Later, the Orthodox Church established what's called "the discipline of mercy." It's clear that marriage should aim to express the totality and faithfulness between people and that God's love doesn't turn back but, just as a priest might fail in his vocation, sometimes there might be a mistake, something might fail in a marriage. Then, when the error occurs, the Orthodox Church says a "discipline of mercy" is fitting. Appealing to tradition, the Council of Trent didn't want to condemn the Orthodox churches for following the "discipline of mercy" but it also said that the Catholic Church isn't doing wrong if it doesn't follow it. Not applying mercy might not have been bad at the time of Trent, but it might be doing wrong today.

You've said that Pope Francis is surrounded by "Pharisees and Herodians".

"Pharisees and Herodians" is an expression from the Gospel of Mark which says that something Jesus did was bothersome and that from then on, the Pharisees and Herodians agreed to put an end to him. I took that expression because the Pharisees and the Herodians couldn't stand each other in those days, but united around a common enemy. I don't know who the Pharisees and Herodians are today, whether they're the CIA, the KGB, the Mafia, the Roman Curia...I don't know, but it seems that there's something right now that's creating resistance to Francis. In fact, Andrea Riccardi, the founder of the Community of Sant'Egidio, a man who's such a part of the institution, just made some statements saying watch out, because the Pope is facing very strong resistance.

You referred earlier to liberation theology. At Müller's initiative, Francis received its creator, Gustavo Gutiérrez. Is something changing in that regard and does it have to be done, even though without naming it?

Gustavo Gutiérrez already said that. If you don't want to use the expression, don't use it, but you have to think about the problem of this world of hunger, destitution, the poor, the huge differences from God's perspective. We can call it what we want, but it's clear that that is contrary to the will of God. The best thing about Müller is not that he gained an audience for Gustavo Gutiérrez who, on the other hand, deserves it because he's been a faithful man who's never wanted to break with the Church and he's one of those men I would canonize in a heartbeat. What's best about Müller is that book I mentioned that they wrote together.
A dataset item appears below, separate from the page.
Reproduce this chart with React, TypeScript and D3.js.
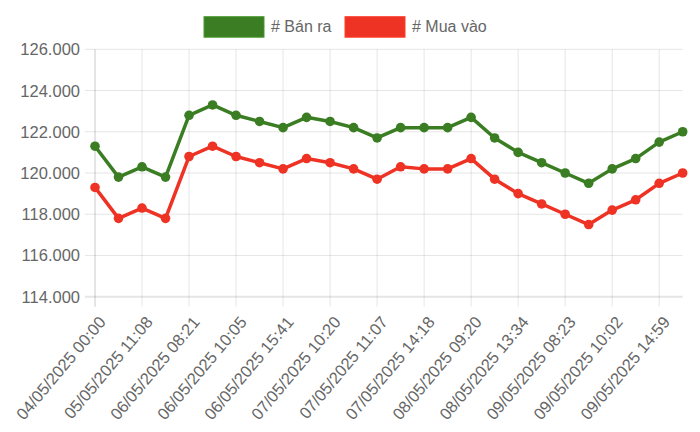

In the fourth chapter there's such a deep understanding by Müller of what liberation theology is, that it would be appropriate for all those who think it's reheated Marxism and all those sloganeers from Wall Street to read it.

With Francis, the Jesuits are in clover. The Pope will be canonizing Fabro and Anchieta, he visited Father Arrupe's tomb, and he granted that famous interview to the Society's magazines. Is that good or bad?

I don't like being in clover. I understand that this Pope is a Jesuit and, for example, he might have great devotion to Father Arrupe. That's one level of his personal existence, but once he's pope, at a certain point he's no longer a Jesuit to everyone else, but he's Brother Francis, successor to Peter, and nothing more. As for the Jesuits, we have some of everything. Some will be happy with Francis but I know that there are also Jesuits who just don't understand Francis. I'm not sure who once said that the best thing about the Society today is that we're the most disparate order but we no longer fight among ourselves, because when I was young, we were fighting much of the time, but we've learned to coexist.